Found in the westernmost part of Canada is the Canadian territory of Yukon. Out of all the provinces and territories in Canada, this place has the smallest population, with only a little over 40,000 people. Found in this territory is the Takhini Hot Springs, which lies just outside Whitehorse, the capital city of Yukon.
For most of the year, visitors spend hours relaxing in the mineral-rich and odorless waters, which are privately owned by the company Takhini Hot Pools.
But when the winter months come, the hot springs become a heated battleground for the Hair Freezing Contest, the world’s only frozen-hairdo competition. In this contest, …
Participants dunk their heads underwater, emerge into the frigid air, and style their locks into stiff, eye-catching sculptures. Depending on one’s creativity and luck with the elements, the results range from frosty, mop-like tangles to dramatically manicured spikes.
“All this rising steam collects on your hair and freezes really quickly when it meets the cold air,” says Andrew Umbrich, co-owner of Takhini Hot Pools. “You can get good results within 15 minutes if it’s cold enough.”

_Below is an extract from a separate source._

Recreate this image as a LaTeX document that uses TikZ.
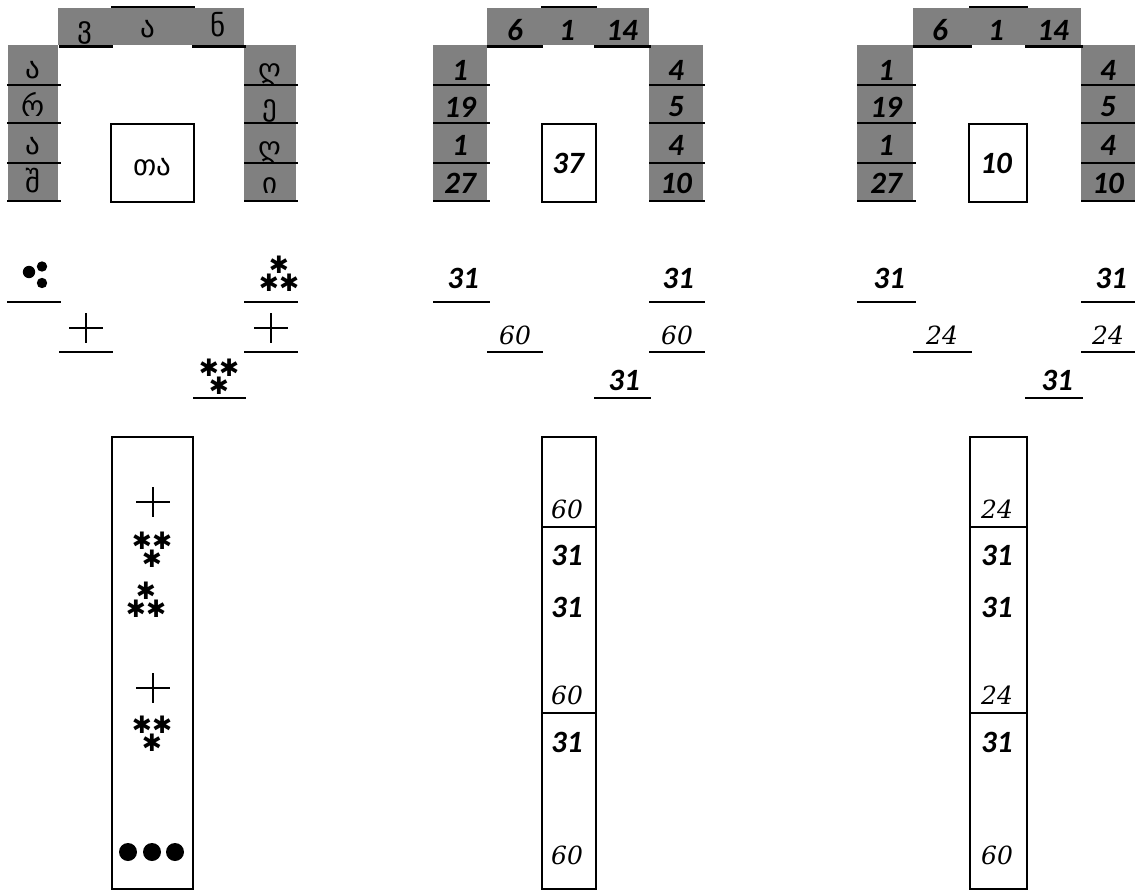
\documentclass[tikz,border=0pt]{standalone}
\usepackage{fontspec}
\newfontfamily\numf{Carlito}
\newfontfamily\serf{DejaVu Serif}
\newfontfamily\geo{DejaVu Sans}[AutoFakeSlant=0.2]
\newfontfamily\symf{DejaVu Sans}
\definecolor{bandgray}{RGB}{128,128,128}
\tikzset{
  band/.style={fill=bandgray,draw=none},
  uline/.style={line width=2.8pt},
  frame/.style={draw,line width=2.8pt},
  divider/.style={line width=2pt},
  num/.style={font=\numf\bfseries\itshape\fontsize{31}{31}\selectfont,inner sep=0pt},
  snum/.style={font=\serf\itshape\fontsize{25}{25}\selectfont,inner sep=0pt},
  geol/.style={font=\geo\fontsize{29}{29}\selectfont,inner sep=0pt,anchor=base},
  star/.style={font=\symf\fontsize{24}{18}\selectfont,inner sep=0pt,align=center},
  plusmark/.style={line width=2.6pt},
  dot/.style={fill=black,draw=none}
}
\begin{document}
\begin{tikzpicture}[x=1pt,y=-1pt]
\useasboundingbox (0,0) rectangle (1135,891);
% ================= PANEL 1 top =================
\fill[band] (58,8) rectangle (244,45);
\fill[band] (8,45) rectangle (58,201);
\fill[band] (244,45) rectangle (296,201);
\draw[uline] (111,7)--(195,7);
\draw[uline] (59,46.5)--(113,46.5);
\draw[uline] (192,46.5)--(246,46.5);
\foreach \y in {85,123,163,201}{\draw[uline] (7,\y)--(61,\y); \draw[uline] (244,\y)--(298,\y);}
\draw[frame] (111,124) rectangle (194,202);
\node[geol] (a1) at (85,38) {ვ};
\node[geol] (a2) at (148,38) {ა};
\node[geol] (a3) at (218,37) {ნ};
\node[geol] (l1) at (33,78) {ა};
\node[geol] (l2) at (33,116) {რ};
\node[geol] (l3) at (33,154) {ა};
\node[geol] (l4) at (33,192) {შ};
\node[geol] (r1) at (270,80) {ღ};
\node[geol] (r2) at (270,115) {ე};
\node[geol] (r3) at (270,157) {ღ};
\node[geol] (r4) at (270,193) {ი};
\node[geol] (c1) at (152,175) {თა};
% ================= PANEL 1 middle =================
\fill[dot] (29,272) circle (6.2);
\fill[dot] (42,266.5) circle (5.2);
\fill[dot] (42,283) circle (5.2);
\draw[uline] (7,302)--(61,302);
\draw[plusmark] (69,328)--(103,328) (86,313)--(86,343);
\draw[uline] (59,352)--(113,352);
\node[star] (s1) at (279,274) {✱\\✱✱};
\draw[uline] (244,302)--(298,302);
\draw[plusmark] (254,328)--(288,328) (271,313)--(271,343);
\draw[uline] (244,352)--(298,352);
\node[star] (s2) at (219,377) {✱✱\\✱};
\draw[uline] (193,398)--(246,398);
% ================= PANEL 1 bottom =================
\draw[frame] (112,437) rectangle (193,889);
\draw[plusmark] (136,502)--(170,502) (153,487)--(153,517);
\node[star] (b1) at (152,550) {✱✱\\✱};
\node[star] (b2) at (146,600) {✱\\✱✱};
\draw[plusmark] (136,688)--(170,688) (153,673)--(153,703);
\node[star] (b3) at (152,734) {✱✱\\✱};
\fill[dot] (128,852) circle (9);
\fill[dot] (152,852) circle (9);
\fill[dot] (175,852) circle (9);
% ================= PANEL 2 top =================
\fill[band] (487,8) rectangle (649,45);
\fill[band] (433,45) rectangle (487,201);
\fill[band] (649,45) rectangle (703,201);
\draw[uline] (541,7)--(597,7);
\draw[uline] (487,46.5)--(543,46.5);
\draw[uline] (594,46.5)--(651,46.5);
\foreach \y in {85,123,163,201}{\draw[uline] (433,\y)--(490,\y); \draw[uline] (649,\y)--(705,\y);}
\draw[frame] (542,124) rectangle (596,202);
\node[num] (p2t1) at (515,30) {6};
\node[num] (p2t2) at (567,30) {1};
\node[num] (p2t3) at (622,30) {14};
\node[num] (p2l1) at (460,70) {1};
\node[num] (p2l2) at (460,107) {19};
\node[num] (p2l3) at (460,145) {1};
\node[num] (p2l4) at (460,183) {27};
\node[num] (p2r1) at (676,70) {4};
\node[num] (p2r2) at (676,107) {5};
\node[num] (p2r3) at (676,145) {4};
\node[num] (p2r4) at (676,183) {10};
\node[num] (p2c) at (568,163) {37};
% ================= PANEL 2 middle =================
\node[num] (p2m1) at (463,278) {31};
\draw[uline] (433,302)--(490,302);
\node[snum] (p2m2) at (515,335) {60};
\draw[uline] (487,352)--(543,352);
\node[num] (p2m3) at (678,278) {31};
\draw[uline] (649,302)--(705,302);
\node[snum] (p2m4) at (677,335) {60};
\draw[uline] (649,352)--(705,352);
\node[num] (p2m5) at (624,380) {31};
\draw[uline] (594,398)--(651,398);
% ================= PANEL 2 bottom =================
\draw[frame] (542,437) rectangle (596,889);
\draw[divider] (542,527)--(596,527);
\draw[divider] (542,713)--(596,713);
\node[snum,anchor=west] (p2b1) at (551,509) {60};
\node[num,anchor=west] (p2b2) at (551,555) {31};
\node[num,anchor=west] (p2b3) at (551,607) {31};
\node[snum,anchor=west] (p2b4) at (551,695) {60};
\node[num,anchor=west] (p2b5) at (551,742) {31};
\node[snum,anchor=west] (p2b6) at (551,855) {60};
% ================= PANEL 3 top =================
\fill[band] (913,8) rectangle (1081,45);
\fill[band] (857,45) rectangle (913,201);
\fill[band] (1081,45) rectangle (1135,201);
\draw[uline] (969,7)--(1028,7);
\draw[uline] (913,46.5)--(972,46.5);
\draw[uline] (1025,46.5)--(1083,46.5);
\foreach \y in {85,123,163,201}{\draw[uline] (857,\y)--(916,\y); \draw[uline] (1081,\y)--(1135,\y);}
\draw[frame] (969,124) rectangle (1027,202);
\node[num] (p3t1) at (940,30) {6};
\node[num] (p3t2) at (996,30) {1};
\node[num] (p3t3) at (1053,30) {14};
\node[num] (p3l1) at (886,70) {1};
\node[num] (p3l2) at (886,107) {19};
\node[num] (p3l3) at (886,145) {1};
\node[num] (p3l4) at (886,183) {27};
\node[num] (p3r1) at (1108,70) {4};
\node[num] (p3r2) at (1108,107) {5};
\node[num] (p3r3) at (1108,145) {4};
\node[num] (p3r4) at (1108,183) {10};
\node[num] (p3c) at (996,163) {10};
% ================= PANEL 3 middle =================
\node[num] (p3m1) at (889,278) {31};
\draw[uline] (857,302)--(916,302);
\node[snum] (p3m2) at (942,335) {24};
\draw[uline] (913,352)--(972,352);
\node[num] (p3m3) at (1111,278) {31};
\draw[uline] (1081,302)--(1135,302);
\node[snum] (p3m4) at (1108,335) {24};
\draw[uline] (1081,352)--(1135,352);
\node[num] (p3m5) at (1057,380) {31};
\draw[uline] (1025,398)--(1083,398);
% ================= PANEL 3 bottom =================
\draw[frame] (970,437) rectangle (1027,889);
\draw[divider] (970,527)--(1027,527);
\draw[divider] (970,713)--(1027,713);
\node[snum,anchor=west] (p3b1) at (981,509) {24};
\node[num,anchor=west] (p3b2) at (981,555) {31};
\node[num,anchor=west] (p3b3) at (981,607) {31};
\node[snum,anchor=west] (p3b4) at (981,695) {24};
\node[num,anchor=west] (p3b5) at (981,742) {31};
\node[snum,anchor=west] (p3b6) at (981,855) {60};
\end{tikzpicture}
\end{document}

It’s worth splitting hairs when deciding on a final look: Winners for this year’s contest, which opened last December and closed earlier this month, earn $2,000 (in Canadian dollars), free soaks, and a 12-punch pass for a new facility set to open this fall. Hair must be completely frozen—a feat best achieved when the air is 40 below zero. Once coiffed, entrants ring a wireless doorbell to notify a staff member to photograph them.
Well, what do you think?
(Image Credit: Takhini Hot Pools/ Atlas Obscura)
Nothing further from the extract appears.